* MATERIAL FOR THE TASK:
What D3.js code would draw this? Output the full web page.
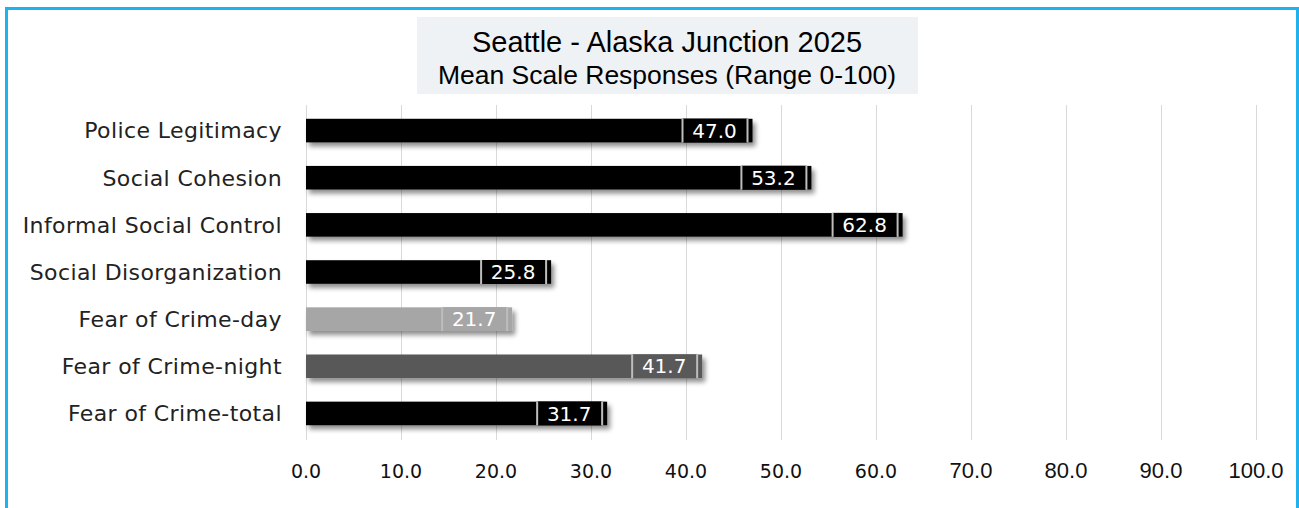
...
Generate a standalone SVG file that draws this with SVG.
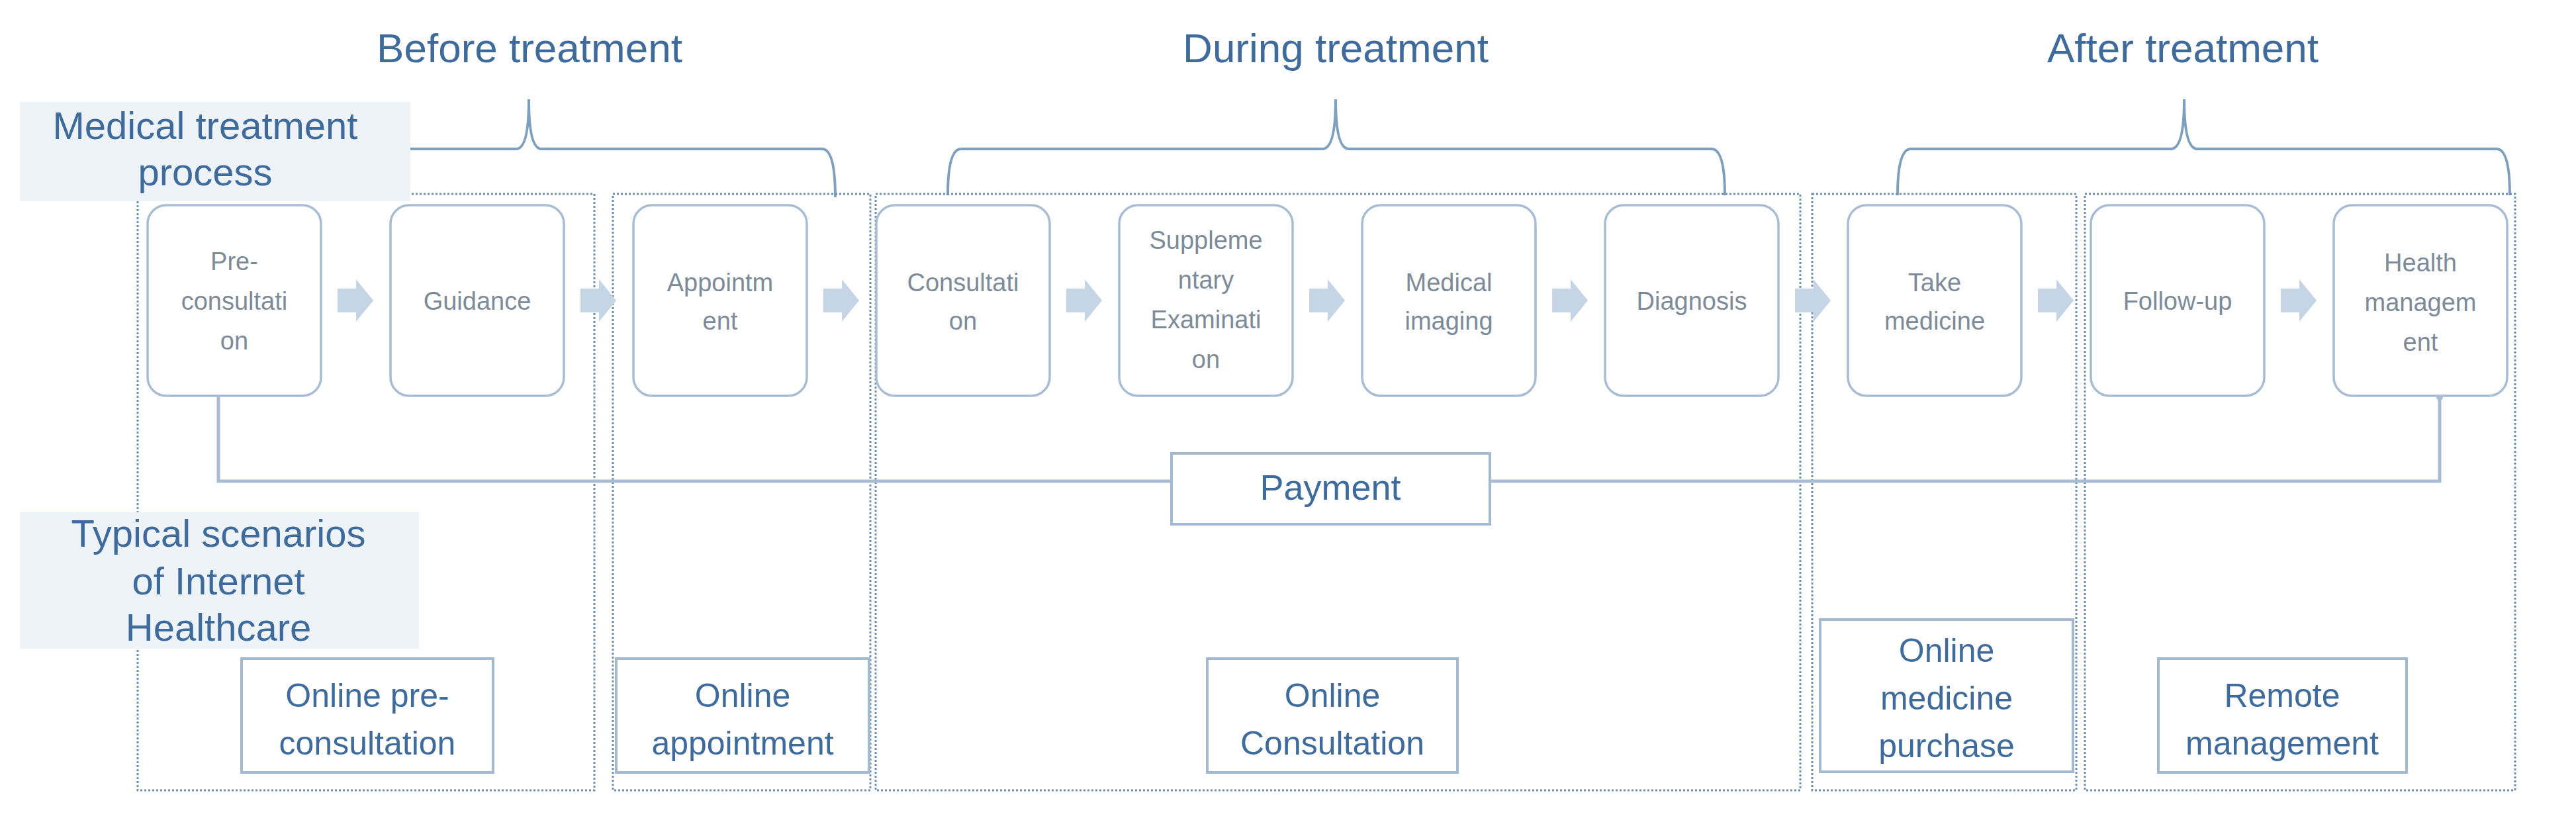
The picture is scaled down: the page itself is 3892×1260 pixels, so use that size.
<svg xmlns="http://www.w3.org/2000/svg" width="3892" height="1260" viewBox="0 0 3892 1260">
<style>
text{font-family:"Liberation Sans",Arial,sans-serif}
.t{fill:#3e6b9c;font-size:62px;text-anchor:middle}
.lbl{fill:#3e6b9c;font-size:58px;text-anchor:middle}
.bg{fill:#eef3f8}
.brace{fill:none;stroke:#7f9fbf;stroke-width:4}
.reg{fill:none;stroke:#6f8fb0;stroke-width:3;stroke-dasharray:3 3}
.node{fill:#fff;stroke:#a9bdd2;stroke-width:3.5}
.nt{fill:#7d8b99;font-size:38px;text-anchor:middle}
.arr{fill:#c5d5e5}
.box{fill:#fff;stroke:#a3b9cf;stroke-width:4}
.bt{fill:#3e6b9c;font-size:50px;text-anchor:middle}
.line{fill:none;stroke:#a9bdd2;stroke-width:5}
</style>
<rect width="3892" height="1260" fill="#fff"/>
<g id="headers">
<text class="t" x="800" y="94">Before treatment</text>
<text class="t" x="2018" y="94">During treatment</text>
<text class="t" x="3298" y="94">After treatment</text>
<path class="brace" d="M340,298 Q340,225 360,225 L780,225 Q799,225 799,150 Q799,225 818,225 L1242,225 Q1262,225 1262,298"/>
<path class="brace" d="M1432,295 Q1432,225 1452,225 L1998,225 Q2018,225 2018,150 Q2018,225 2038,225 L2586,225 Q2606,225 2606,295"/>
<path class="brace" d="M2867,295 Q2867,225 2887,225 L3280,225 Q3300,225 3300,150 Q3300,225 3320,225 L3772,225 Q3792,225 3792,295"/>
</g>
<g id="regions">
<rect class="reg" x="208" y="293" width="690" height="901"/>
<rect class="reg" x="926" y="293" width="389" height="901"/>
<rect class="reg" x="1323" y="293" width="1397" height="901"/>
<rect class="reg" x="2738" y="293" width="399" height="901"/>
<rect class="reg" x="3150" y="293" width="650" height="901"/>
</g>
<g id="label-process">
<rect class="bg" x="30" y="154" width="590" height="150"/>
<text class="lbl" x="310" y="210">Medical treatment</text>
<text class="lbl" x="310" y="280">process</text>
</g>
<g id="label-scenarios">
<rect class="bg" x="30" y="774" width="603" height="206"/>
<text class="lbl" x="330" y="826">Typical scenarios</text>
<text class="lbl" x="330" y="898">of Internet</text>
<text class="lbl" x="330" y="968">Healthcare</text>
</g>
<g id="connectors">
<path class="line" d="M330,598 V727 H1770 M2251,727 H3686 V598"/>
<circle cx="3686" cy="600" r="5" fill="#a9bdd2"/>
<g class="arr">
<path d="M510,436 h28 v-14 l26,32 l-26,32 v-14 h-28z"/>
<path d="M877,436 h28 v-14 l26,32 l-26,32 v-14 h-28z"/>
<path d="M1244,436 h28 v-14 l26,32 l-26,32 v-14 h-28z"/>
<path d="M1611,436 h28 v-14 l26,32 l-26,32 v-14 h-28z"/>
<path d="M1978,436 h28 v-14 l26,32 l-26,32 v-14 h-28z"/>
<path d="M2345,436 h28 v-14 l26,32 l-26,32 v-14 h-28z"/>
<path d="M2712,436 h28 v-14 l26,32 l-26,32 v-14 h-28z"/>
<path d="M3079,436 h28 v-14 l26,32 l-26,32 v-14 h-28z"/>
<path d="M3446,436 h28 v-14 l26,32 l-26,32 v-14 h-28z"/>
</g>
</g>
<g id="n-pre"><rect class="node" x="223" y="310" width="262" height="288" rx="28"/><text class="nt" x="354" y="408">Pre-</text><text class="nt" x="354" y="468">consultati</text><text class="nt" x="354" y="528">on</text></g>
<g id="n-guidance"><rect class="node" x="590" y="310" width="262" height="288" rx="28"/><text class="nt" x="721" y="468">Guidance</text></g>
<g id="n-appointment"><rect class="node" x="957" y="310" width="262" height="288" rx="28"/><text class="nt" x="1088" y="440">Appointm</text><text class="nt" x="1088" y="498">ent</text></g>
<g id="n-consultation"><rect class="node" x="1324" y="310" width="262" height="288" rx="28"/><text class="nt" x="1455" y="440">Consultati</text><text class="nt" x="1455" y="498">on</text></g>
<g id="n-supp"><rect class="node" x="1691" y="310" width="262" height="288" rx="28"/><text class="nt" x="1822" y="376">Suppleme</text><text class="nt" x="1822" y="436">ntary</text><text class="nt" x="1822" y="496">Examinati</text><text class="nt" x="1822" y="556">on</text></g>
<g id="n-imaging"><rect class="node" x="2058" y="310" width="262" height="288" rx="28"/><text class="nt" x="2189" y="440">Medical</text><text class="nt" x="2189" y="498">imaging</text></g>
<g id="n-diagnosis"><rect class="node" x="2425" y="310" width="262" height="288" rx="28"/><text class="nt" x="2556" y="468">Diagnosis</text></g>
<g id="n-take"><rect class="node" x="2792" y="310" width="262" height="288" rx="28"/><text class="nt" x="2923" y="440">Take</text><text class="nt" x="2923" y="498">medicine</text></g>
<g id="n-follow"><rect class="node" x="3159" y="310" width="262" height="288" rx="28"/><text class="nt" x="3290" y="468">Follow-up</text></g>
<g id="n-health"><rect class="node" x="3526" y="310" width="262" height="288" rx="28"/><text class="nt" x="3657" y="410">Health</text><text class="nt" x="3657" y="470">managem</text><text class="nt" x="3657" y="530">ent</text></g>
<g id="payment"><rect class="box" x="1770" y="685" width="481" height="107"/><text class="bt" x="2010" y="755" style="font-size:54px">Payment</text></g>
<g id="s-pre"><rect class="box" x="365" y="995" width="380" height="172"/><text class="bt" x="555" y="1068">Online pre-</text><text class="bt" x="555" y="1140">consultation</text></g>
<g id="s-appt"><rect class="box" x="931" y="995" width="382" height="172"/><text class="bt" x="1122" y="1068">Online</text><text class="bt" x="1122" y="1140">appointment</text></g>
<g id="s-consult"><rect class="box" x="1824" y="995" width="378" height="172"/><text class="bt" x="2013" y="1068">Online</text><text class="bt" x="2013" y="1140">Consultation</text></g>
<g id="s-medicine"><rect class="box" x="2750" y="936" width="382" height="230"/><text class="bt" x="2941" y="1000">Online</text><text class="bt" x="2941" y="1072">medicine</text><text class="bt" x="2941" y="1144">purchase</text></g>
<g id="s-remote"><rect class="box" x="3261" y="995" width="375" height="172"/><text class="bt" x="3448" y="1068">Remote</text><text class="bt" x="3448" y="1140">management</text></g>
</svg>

* DIRECTION: Return every line above in which the string "that" occurs.

* TASK RESULT:
Generate a standalone SVG file that draws this with SVG.
The picture is scaled down: the page itself is 3892×1260 pixels, so use that size.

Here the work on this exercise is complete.